Goal:
Leave out the pictures and repeat the rest of the material exactly.
Begin Material provided
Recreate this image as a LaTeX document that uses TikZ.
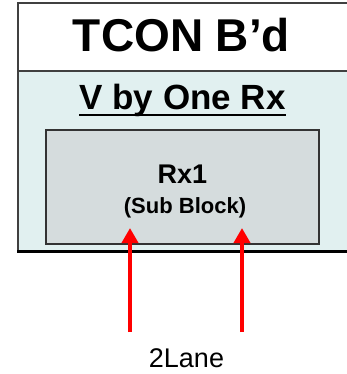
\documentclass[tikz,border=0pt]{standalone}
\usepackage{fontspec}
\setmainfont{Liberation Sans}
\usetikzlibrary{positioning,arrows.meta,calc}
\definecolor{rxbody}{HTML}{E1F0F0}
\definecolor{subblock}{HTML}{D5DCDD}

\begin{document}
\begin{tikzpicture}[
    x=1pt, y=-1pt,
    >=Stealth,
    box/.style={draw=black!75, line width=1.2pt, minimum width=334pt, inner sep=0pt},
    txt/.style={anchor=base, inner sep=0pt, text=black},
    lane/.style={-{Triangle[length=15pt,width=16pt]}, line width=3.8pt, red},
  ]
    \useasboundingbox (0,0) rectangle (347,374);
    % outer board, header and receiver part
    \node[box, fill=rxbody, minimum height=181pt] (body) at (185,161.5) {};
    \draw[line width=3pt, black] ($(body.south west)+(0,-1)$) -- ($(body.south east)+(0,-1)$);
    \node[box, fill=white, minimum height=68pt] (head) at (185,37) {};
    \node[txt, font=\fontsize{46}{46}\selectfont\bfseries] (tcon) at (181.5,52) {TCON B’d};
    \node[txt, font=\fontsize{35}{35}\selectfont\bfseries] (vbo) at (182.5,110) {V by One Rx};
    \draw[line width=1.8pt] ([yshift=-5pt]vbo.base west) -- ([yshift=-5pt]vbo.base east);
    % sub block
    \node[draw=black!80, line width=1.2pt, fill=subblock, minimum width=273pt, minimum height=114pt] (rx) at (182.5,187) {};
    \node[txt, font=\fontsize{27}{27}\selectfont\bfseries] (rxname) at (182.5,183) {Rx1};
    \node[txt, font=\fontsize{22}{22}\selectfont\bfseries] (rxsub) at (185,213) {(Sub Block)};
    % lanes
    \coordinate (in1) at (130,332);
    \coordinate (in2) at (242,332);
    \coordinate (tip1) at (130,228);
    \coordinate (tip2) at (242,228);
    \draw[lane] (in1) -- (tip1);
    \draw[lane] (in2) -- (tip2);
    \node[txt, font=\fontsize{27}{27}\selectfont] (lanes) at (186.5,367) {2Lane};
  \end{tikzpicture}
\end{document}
End Material provided
Answer to the problem:
Recreate this image as a LaTeX document that uses TikZ.
\documentclass[tikz,border=0pt]{standalone}
\usepackage{fontspec}
\setmainfont{Liberation Sans}
\usetikzlibrary{positioning,arrows.meta,calc}
\definecolor{rxbody}{HTML}{E1F0F0}
\definecolor{subblock}{HTML}{D5DCDD}

\begin{document}
\begin{tikzpicture}[
    x=1pt, y=-1pt,
    >=Stealth,
    box/.style={draw=black!75, line width=1.2pt, minimum width=334pt, inner sep=0pt},
    txt/.style={anchor=base, inner sep=0pt, text=black},
    lane/.style={-{Triangle[length=15pt,width=16pt]}, line width=3.8pt, red},
  ]
    \useasboundingbox (0,0) rectangle (347,374);
    % outer board, header and receiver part
    \node[box, fill=rxbody, minimum height=181pt] (body) at (185,161.5) {};
    \draw[line width=3pt, black] ($(body.south west)+(0,-1)$) -- ($(body.south east)+(0,-1)$);
    \node[box, fill=white, minimum height=68pt] (head) at (185,37) {};
    \node[txt, font=\fontsize{46}{46}\selectfont\bfseries] (tcon) at (181.5,52) {TCON B’d};
    \node[txt, font=\fontsize{35}{35}\selectfont\bfseries] (vbo) at (182.5,110) {V by One Rx};
    \draw[line width=1.8pt] ([yshift=-5pt]vbo.base west) -- ([yshift=-5pt]vbo.base east);
    % sub block
    \node[draw=black!80, line width=1.2pt, fill=subblock, minimum width=273pt, minimum height=114pt] (rx) at (182.5,187) {};
    \node[txt, font=\fontsize{27}{27}\selectfont\bfseries] (rxname) at (182.5,183) {Rx1};
    \node[txt, font=\fontsize{22}{22}\selectfont\bfseries] (rxsub) at (185,213) {(Sub Block)};
    % lanes
    \coordinate (in1) at (130,332);
    \coordinate (in2) at (242,332);
    \coordinate (tip1) at (130,228);
    \coordinate (tip2) at (242,228);
    \draw[lane] (in1) -- (tip1);
    \draw[lane] (in2) -- (tip2);
    \node[txt, font=\fontsize{27}{27}\selectfont] (lanes) at (186.5,367) {2Lane};
  \end{tikzpicture}
\end{document}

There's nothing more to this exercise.